The pace of the clean energy revolution is speeding up in an international effort to curb global warming and offshore wind power is set to play a pivotal role in achieving the CO2 reduction targets of many of the world’s coastal countries. It is widely perceived that offshore wind is set to grow by around 9,900% through to 2050 which, according to IRENA, the International Renewable Energy Agency, will take currently installed capacity of just over 10 GW to nearly 1,000 GW by 2050. This is a view widely shared by industry monitors, such as, DNV and the Global Wind Energy Council.

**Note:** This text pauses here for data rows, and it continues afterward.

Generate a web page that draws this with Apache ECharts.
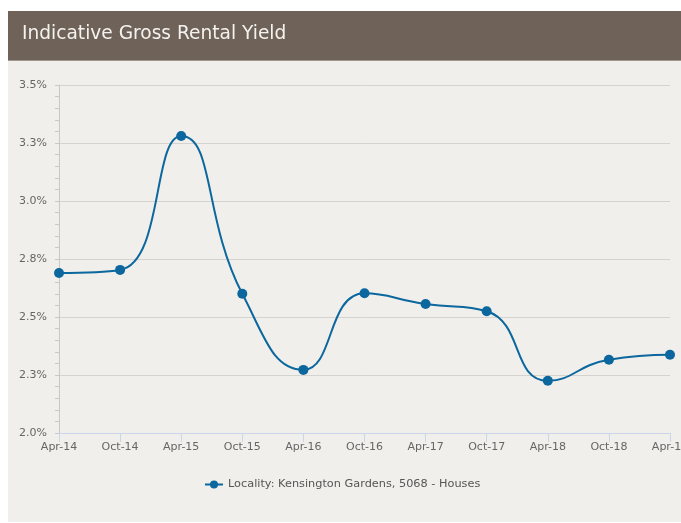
<!DOCTYPE html>
<html>
<head>
<meta charset="utf-8">
<script src="https://cdn.jsdelivr.net/npm/echarts@6/dist/echarts.min.js"></script>
<style>
html,body{margin:0;padding:0;background:#fff;}
#chart{width:681px;height:523px;}
</style>
</head>
<body>
<div id="chart"></div>
<script>
var categories = ['Apr-14','Oct-14','Apr-15','Oct-15','Apr-16','Oct-16','Apr-17','Oct-17','Apr-18','Oct-18','Apr-19'];
var yieldValues = [2.690, 2.703, 3.280, 2.600, 2.272, 2.602, 2.556, 2.525, 2.225, 2.316, 2.337];
var seriesName = 'Locality: Kensington Gardens, 5068 - Houses';
var chartTitle = 'Indicative Gross Rental Yield';

var chart = echarts.init(document.getElementById('chart'), null, {renderer:'canvas'});
var font = 'DejaVu Sans';
chart.setOption({
  backgroundColor: '#ffffff',
  animation: false,
  graphic: [
    {type:'rect', left:8, top:11, shape:{width:673, height:511}, style:{fill:'#f0efeb'}, z:-10},
    {type:'rect', left:8, top:11, shape:{width:673, height:49}, style:{fill:'#6e6259'}, z:-9},
    {type:'rect', left:8, top:60, shape:{width:673, height:1}, style:{fill:'#a0968e'}, z:-9},
    {type:'text', left:22, top:25, style:{text:chartTitle, fill:'#f4f2ef', font:'18.6px "DejaVu Sans"'}, z:10}
  ],
  grid: {left:59, right:11, top:85, bottom:90, containLabel:false, outerBoundsMode:'none'},
  legend: {
    left: 199, top: 474,
    itemWidth: 18, itemHeight: 10,
    textStyle: {fontFamily: font, fontSize: 11.3, color: '#555555'},
    itemGap: 6,
    data: [seriesName]
  },
  xAxis: {
    type: 'category',
    data: categories,
    boundaryGap: false,
    axisLine: {show:true, lineStyle:{color:'#ccd6eb', width:1}},
    axisTick: {show:true, length:9, alignWithLabel:true, lineStyle:{color:'#ccd6eb'}},
    axisLabel: {fontFamily: font, fontSize: 11, color:'#666666', margin:9, showMaxLabel:true, hideOverlap:false},
    splitLine: {show:false}
  },
  yAxis: {
    type: 'value',
    min: 2, max: 3.5, interval: 0.25,
    axisLine: {show:true, lineStyle:{color:'#c8c8c8', width:1}},
    axisTick: {show:true, length:4, lineStyle:{color:'#c8c8c8'}},
    minorTick: {show:true, splitNumber:5, length:4, lineStyle:{color:'#c8c8c8'}},
    axisLabel: {fontFamily: font, fontSize: 11, color:'#666666', margin:12,
      formatter: function(v){ return v.toFixed(1) + '%'; }},
    splitLine: {show:true, lineStyle:{color:'#d4d3cf', width:1}}
  },
  series: [{
    name: seriesName,
    type: 'line',
    data: yieldValues,
    smooth: 0.5,
    symbol: 'circle',
    symbolSize: 10,
    lineStyle: {color:'#0b679d', width:2},
    itemStyle: {color:'#0b679d'},
    clip: false
  }]
});
</script>
</body>
</html>
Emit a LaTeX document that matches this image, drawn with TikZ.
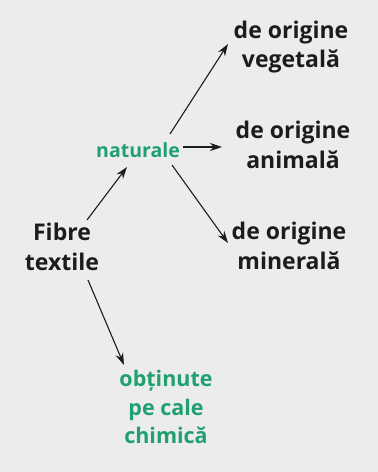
\documentclass[tikz,border=0pt]{standalone}
\usepackage{fontspec}
\setmainfont{Open Sans}
\usetikzlibrary{arrows.meta,positioning}
\definecolor{fibgreen}{RGB}{32,160,112}
\definecolor{fibink}{RGB}{28,28,28}
\definecolor{paper}{RGB}{236,236,236}
\tikzset{
  term/.style={text=fibink, align=center, inner sep=2pt,
               font=\fontsize{23}{29.5}\selectfont\bfseries},
  gterm/.style={term, text=fibgreen, font=\fontsize{21.5}{28.5}\selectfont\bfseries},
  flow/.style={-{Stealth[length=12pt,width=8pt]}, line width=1.1pt, draw=fibink},
}

\begin{document}
\begin{tikzpicture}[x=1pt,y=1pt]
    \fill[paper] (0,0) rectangle (378,472);
    \useasboundingbox (0,0) rectangle (378,472);
    \node[term] (fib) at (62,225) {Fibre\\ textile};
    \node[gterm, font=\fontsize{19.5}{24}\selectfont\bfseries] (nat) at (138,322) {naturale};
    \node[gterm] (obt) at (166,65) {obținute\\ pe cale\\ chimică};
    \node[term] (veg) at (291,425) {de origine\\ vegetală};
    \node[term] (anim) at (293,327) {de origine\\ animală};
    \node[term] (min) at (289,226) {de origine\\ minerală};
    % arrows from the root
    \draw[flow] ([shift={(25pt,27pt)}]fib.center) -- ([shift={(-11pt,-17pt)}]nat.center);
    \draw[flow] ([shift={(26pt,-33pt)}]fib.center) -- ([shift={(-42pt,42pt)}]obt.center);
    % arrows from naturale
    \draw[flow] ([shift={(32pt,16pt)}]nat.center) -- ([shift={(-63pt,3pt)}]veg.center);
    \draw[flow] ([shift={(45pt,3pt)}]nat.center) -- ([shift={(-71pt,-2pt)}]anim.center);
    \draw[flow] ([shift={(34pt,-15pt)}]nat.center) -- ([shift={(-61pt,3pt)}]min.center);
\end{tikzpicture}
\end{document}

So, the future for the industry is looking good, but using current technology will they really be able to achieve these ambitious targets? According to WindEurope, the average size of wind turbine currently being installed offshore is 7.2 MW; that would mean 137,500 machines would be needed by 2050, or nearly 4,600 every year. It is true that the three main turbine manufacturers (Vestas, Siemens/Gamesa and GE) all have machines ranging between 14 – 15 MW in the pipeline, but these are not expected to be commercially available until 2024/25.
The machines currently in development are huge; with the GE 14 MW machine having a 220m rotor diameter and a single blade length of 107m; while the Vestas 15 MW machine is being designed to have a rotor diameter of 236m and a single blade length of 115.5m. Each blade takes 2 days and 100 men to produce and with their nacelles the size of a house and weighing in at around 600 tonnes; they are relatively slow to produce, averaging 1 complete machine a week.
The high level of demand, together with the desire to reduce costs further are the driving factors for the industry to continually try to develop ever larger machines. A wind turbines power output is directly related to the swept area of its blades and in turn the volume of wind it can capture. Larger turbines mean that fewer are needed to achieve a given power output and that equates to: fewer foundations, less inter array cable connections, lower installation costs and fewer machines to maintain.
Although there are other options, Horizontal Axis Wind Turbines (HAWT’s) are currently the configuration of choice. Resembling a propeller on a tower, these machines’ blades rotate on a horizontal shaft connected via a main bearing to their drive train housed within a nacelle. The nacelle is mounted on the top of their support towers and needs to be rotated into the direction of the wind by means of a yaw mechanism. To regulate the blades rotational speeds and to optimise power output, the blade’s pitching angle is adjusted using positioning motors; which together with the yaw system, power generation, power conversion, nacelles environment and system monitoring functions, are controlled by a computerised system.